Hij mag van mij alles doen en (vooral) zeggen –binnen bepaalde limieten– zolang het met het nodige respect en eenzelfde hoeveelheid beleefdheid gebeurt. En daar zit hem net de finesse, de subtiliteit, het detail: waar liggen de limieten? En hoe evolueert dat? Want die limieten en verplichtingen verleggen hun grenzen voortdurend naarmate het kind ouder wordt. In elk geval: communicatie is belangrijk.

Het is ook totaal ridicuul uw opvoeding op ‘verboden’ te baseren: laat een kind, een kind zijn, alstublieft. Het plezantste is overigens om te zien hoe kinderen voor alles achterpoortjes vinden en gebruiken. Want eigenlijk is beleefdheid (en opvoeding) een beetje zoals racen: iedereen kan het gas open draaien op de rechte stukken, maar de echte race wordt gereden in de bochten.

hoezo genoeg?

De kids, tsja. Ik ben de eerste om tegen de verengelsing op te treden (een professionele afkeer), en meteen ook de eerste om zelf toch Engelstalige computertermen te gebruiken.

Maar wat dan met ouders die elkaar aanspreken als ‘mama’ en ‘papa’, en hun kinderen als ‘broer’ en ‘zus’? En dan heb ik het niet over “vraag het eens aan uw mama”, of “help uw zus met haar schoenen”, maar wel over pakweg de aansprekingen zoals in de volgende conversatie:

– Zeg, mama, gaan we zus meenemen om boodschappen?

“Tuurlijk papa, dan kan broer op de hond letten.”

Aaarrrgghhh. Uw vrouw is niet uw moeder (tenzij uw naam Oedipus is), uw dochter niet uw zuster (alweer, tenzij uw naam Oedipus is); en –u raadt het al– hetzelfde geldt voor ‘papa’ en ‘broer’, al zal u dan waarschijnlijk Electra heten.

Henri is mijn zoon, en ik spreek hem dan ook aan als ‘zoon’, of ‘Henri’ of met een troetelnaampje. En als hij flink geweest is, dan zeg ik tegen zijn moeder dat mijn zoon weer goed zijn best gedaan heeft. Als hij –vanzelfsprekend geheel uitzonderlijk– een beetje een ettertje is, dan moet ze dringend haar zoon onder controle krijgen. Als hij een medisch probleem heeft, dan zeg ik hem: “vraag dat aan uw mama”. Maar nooit zal ik Tessa zelf als ‘mama’ aanspreken.
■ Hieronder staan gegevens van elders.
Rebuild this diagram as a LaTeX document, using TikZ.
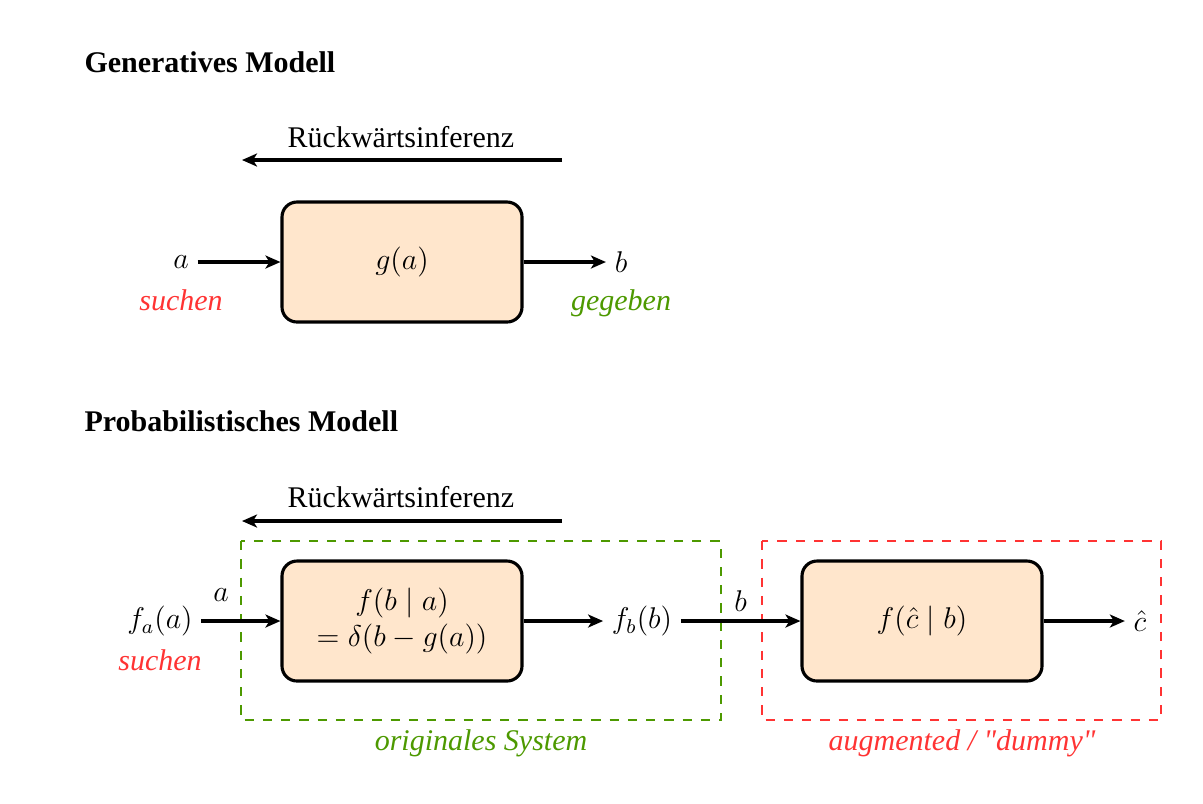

Het is een tamelijk wijdverbreid gebruik, maar toch. Ik heb een moeder, het is een fantastische vrouw, maar ik zou mij niet op mijn gemak voelen in bed met een vrouw die ik als ‘mama’ aanspreek.

de andere kant

De laatste tijd veel mensen over de vloer gekregen –straks denk ik nog dat ik populair word ook. Gisteren kwam Frederik langs om zijn vers gekochte tweedehands Nikkor DX Fisheye 10.5mm f/2.8G fisheye lens af te halen.

De snoodaard heeft er maar meteen een foto van ‘de andere kant’ van mijn bureau mee genomen:

Brussels Jazz Orchestra (iii)

Dan maakt hij mij zot met zijn AFS DX 12-24 f/4G lens (gelukkig niet lichtsterk genoeg voor mij), en —to top it all off— kreeg hij nog een tekening van Henri op de koop toe.

Tsss. Er zijn grenzen aan gastvrijheid. (’t Is gelijk Michel die hier zomaar wireless bandbreedte van de buren kwam afsnoepen.)